Bür­ger und Unter­neh­men sind kei­ne Stör­fak­to­ren im Tages­ab­lauf der Verwaltung.“


W+M: Zum Abschluss eine Frage aus Sicht der ostdeutschen Wirtschaft: Gehört Berlin zum ostdeutschen Wirtschaftsraum?

Fran­zis­ka Gif­fey: Selbstverständlich.

W+M: Vielen Dank für das Gespräch!

 

Die Fra­gen stell­ten Frank Neh­ring und Mat­thi­as Salm vom Redak­ti­ons­netz­werk Wirtschaft+Markt.

Fran­zis­ka Giffey

Fran­zis­ka Gif­fey ist seit 2023 stell­ver­tre­ten­de Bür­ger­meis­te­rin und Ber­li­ner Sena­to­rin für Wirt­schaft, Ener­gie und Betrie­be.  Zuvor war sie von 2010 bis 2015 Bezirks­stadt­rä­tin für Bil­dung, Schu­le, Kul­tur und Sport und von 2015 bis 2018 Bezirks­bür­ger­meis­te­rin von Ber­lin-Neu­kölln, dann von 2018 bis 2021 Bun­des­fa­mi­li­en­mi­nis­te­rin. Von Dezem­ber 2021 bis zur Wie­der­ho­lungs­wahl in Ber­lin im Jahr 2023 übte sie das Amt der Regie­ren­den Bür­ger­meis­te­rin von Ber­lin aus. Sie war erst die zwei­te Frau in die­sem Amt in der Geschich­te der Hauptstadt.
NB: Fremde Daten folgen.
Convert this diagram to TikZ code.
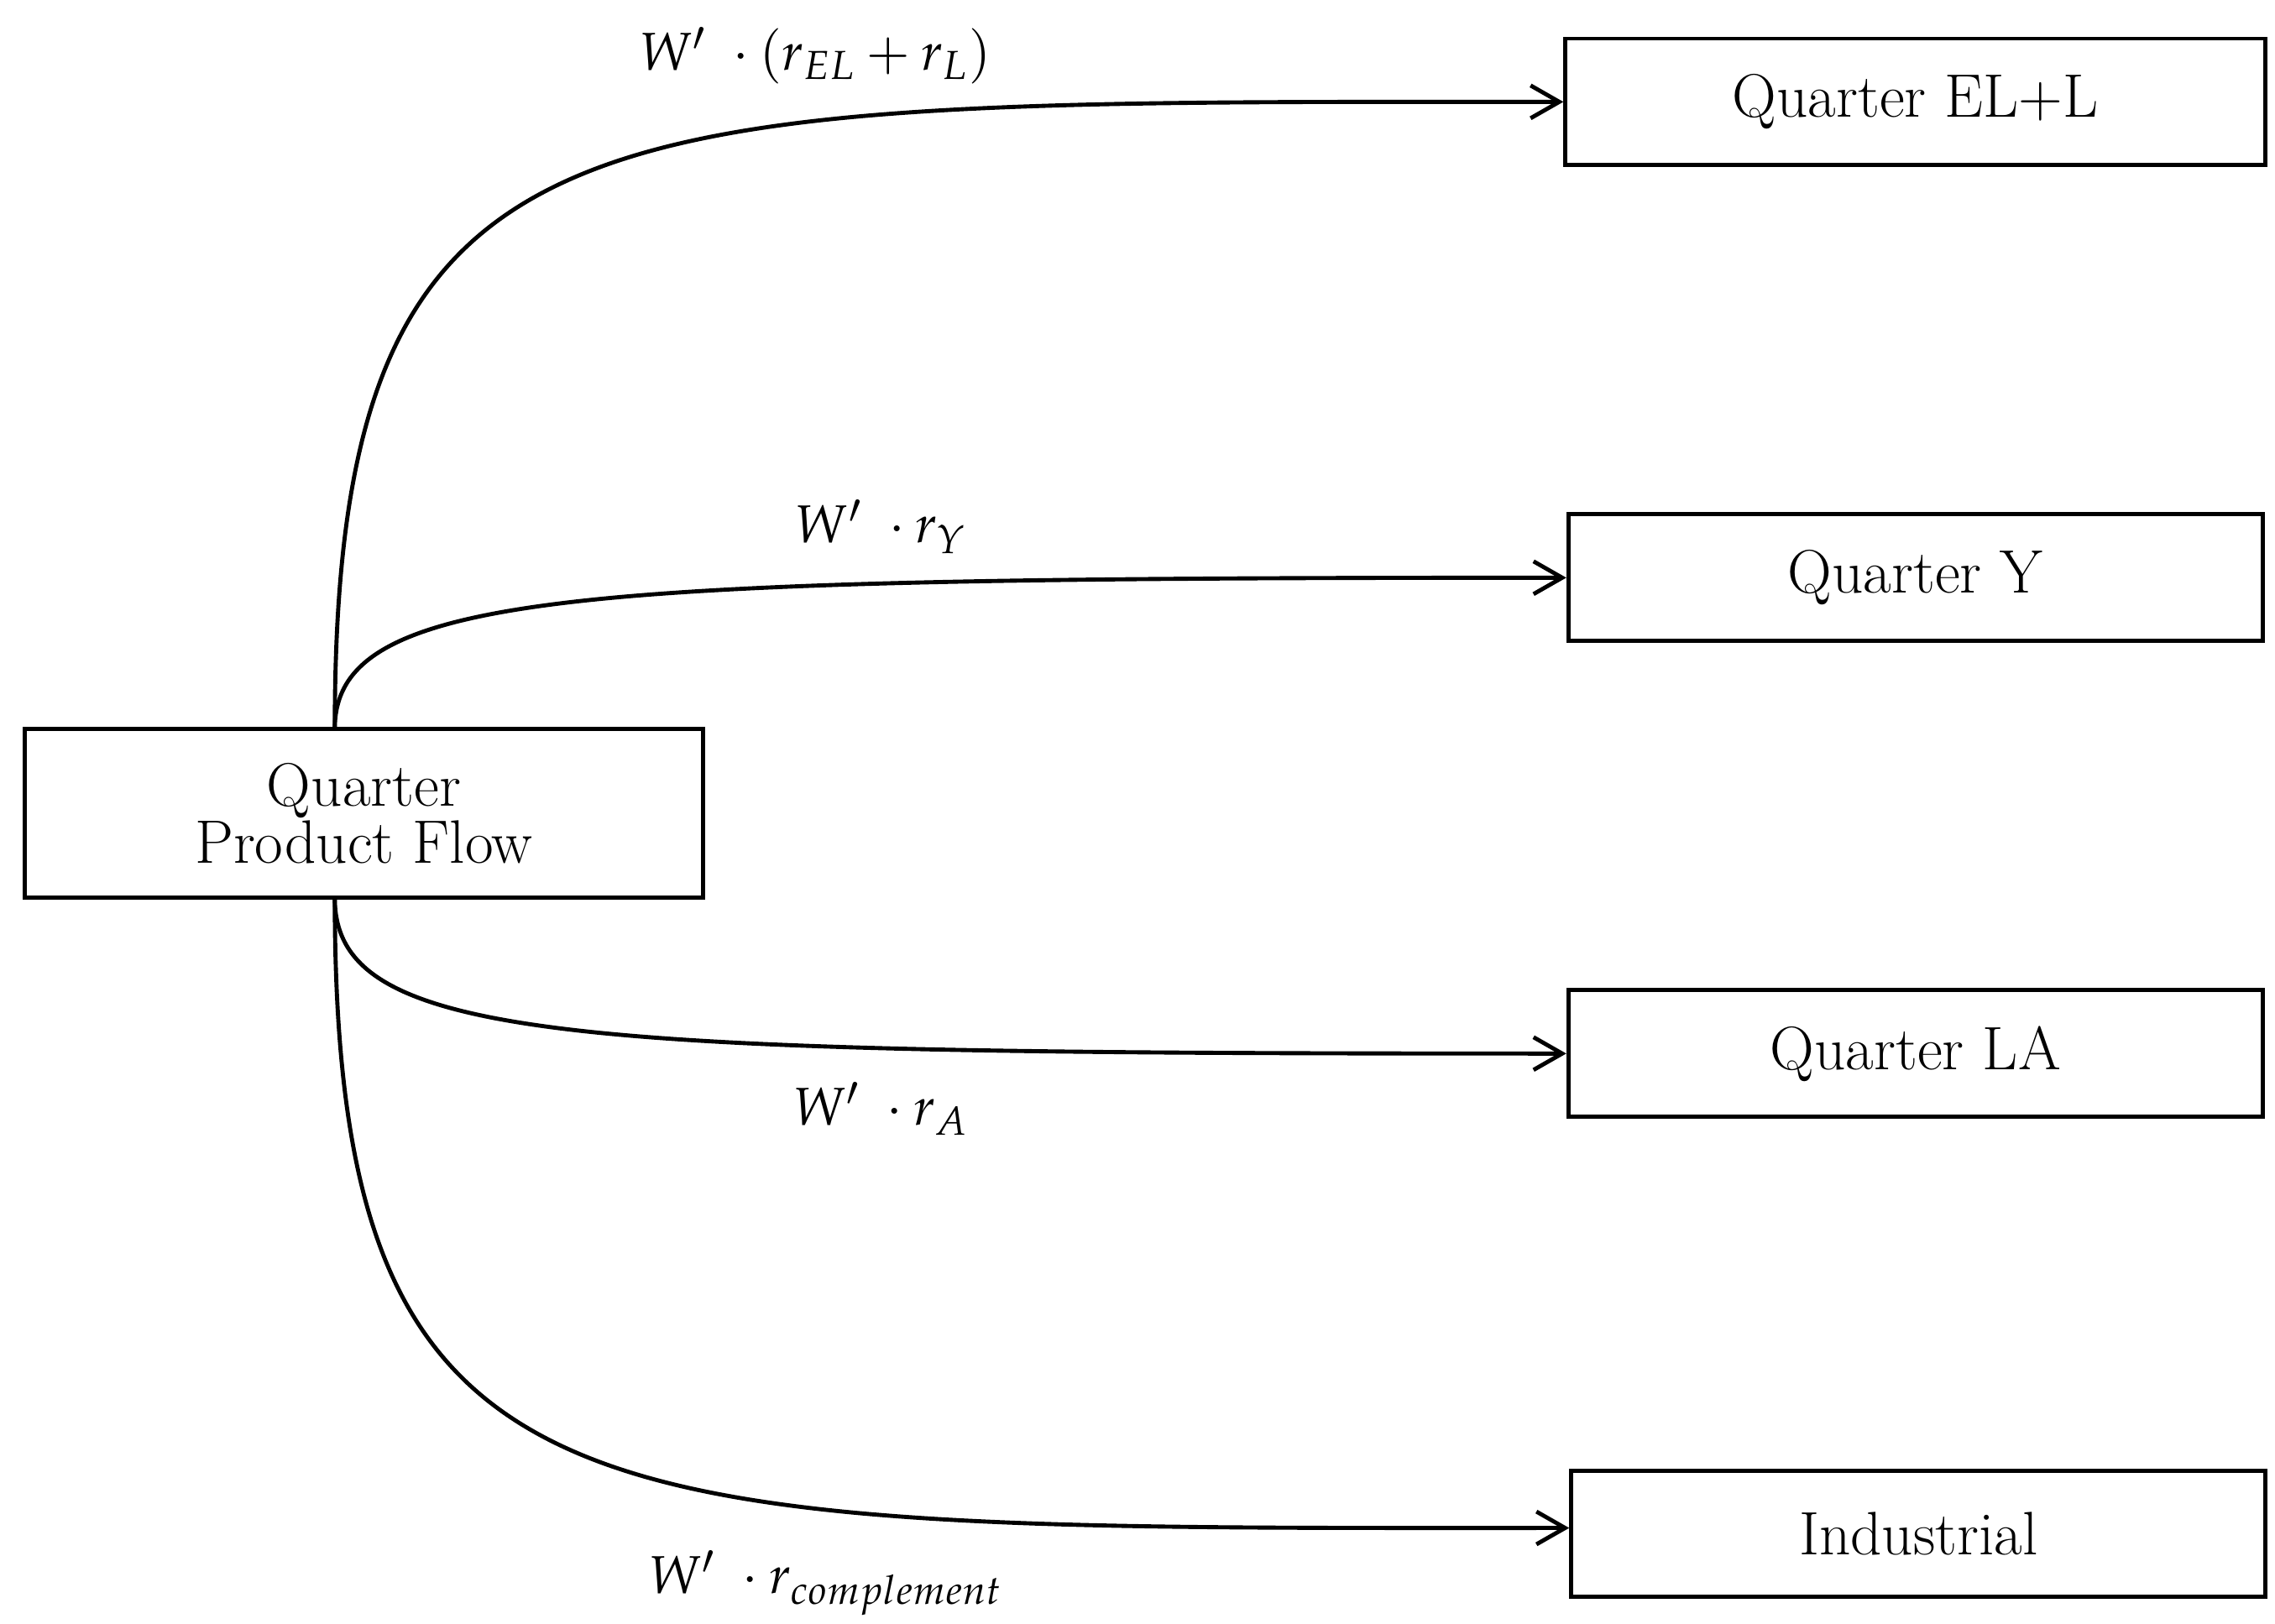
\documentclass[tikz,border=0pt]{standalone}
\usepackage{mathpazo}
\usetikzlibrary{arrows.meta}
\begin{document}
\begin{tikzpicture}[x=0.025cm,y=-0.025cm,
  box/.style={draw,line width=2pt,minimum width=477*0.025cm,minimum height=87*0.025cm,inner sep=0pt,font=\fontsize{30}{34}\selectfont,align=center},
  flow/.style={line width=2pt,-{Straight Barb[length=14pt,width=16pt,line width=2pt]}},
  lab/.style={font=\fontsize{26}{30}\selectfont}]
\useasboundingbox (0,0) rectangle (1563,1116);
\node[box,minimum width=466*0.025cm,minimum height=116*0.025cm] (src) at (250,559) {Quarter\\[-6pt]Product Flow};
\node[box,minimum width=481*0.025cm] (el) at (1316,70) {Quarter EL+L};
\node[box] (y) at (1316,397) {Quarter Y};
\node[box] (la) at (1316,724) {Quarter LA};
\node[box] (ind) at (1318,1054) {Industrial};
\coordinate (st) at (230,501);
\coordinate (sb) at (230,617);
\draw[flow] (st) .. controls (230,60) and (400,70) .. (el.west);
\draw[flow] (st) .. controls (230,405) and (400,397) .. (y.west);
\draw[flow] (sb) .. controls (230,718) and (400,724) .. (la.west);
\draw[flow] (sb) .. controls (230,1060) and (400,1050) .. (ind.west |- 0,1050);
\node[lab] (l1) at (560,38) {$W'\ \cdot(r_{EL}+r_L)$};
\node[lab] (l2) at (605,362) {$W'\ \cdot r_Y$};
\node[lab] (l3) at (605,762) {$W'\ \cdot r_A$};
\node[lab] (l4) at (567,1088) {$W'\ \cdot r_{complement}$};
\end{tikzpicture}
\end{document}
Fran­zis­ka Gif­fey wur­de 1978 in Frank­furt (Oder) gebo­ren und wuchs im bran­den­bur­gi­schen Brie­sen auf. Ihr Abitur leg­te sie 1997 in Fürs­ten­wal­de ab. 2001 erwarb sie an der Fach­hoch­schu­le für Ver­wal­tung und Rechts­pfle­ge in Ber­lin den Titel der Diplom-Ver­wal­tungs­wir­tin. Außer­dem schloss sie ein Stu­di­um des Euro­päi­schen Ver­wal­tungs­ma­nage­ments mit dem Mas­ter of Arts ab. Seit 2007 ist sie Mit­glied der SPD.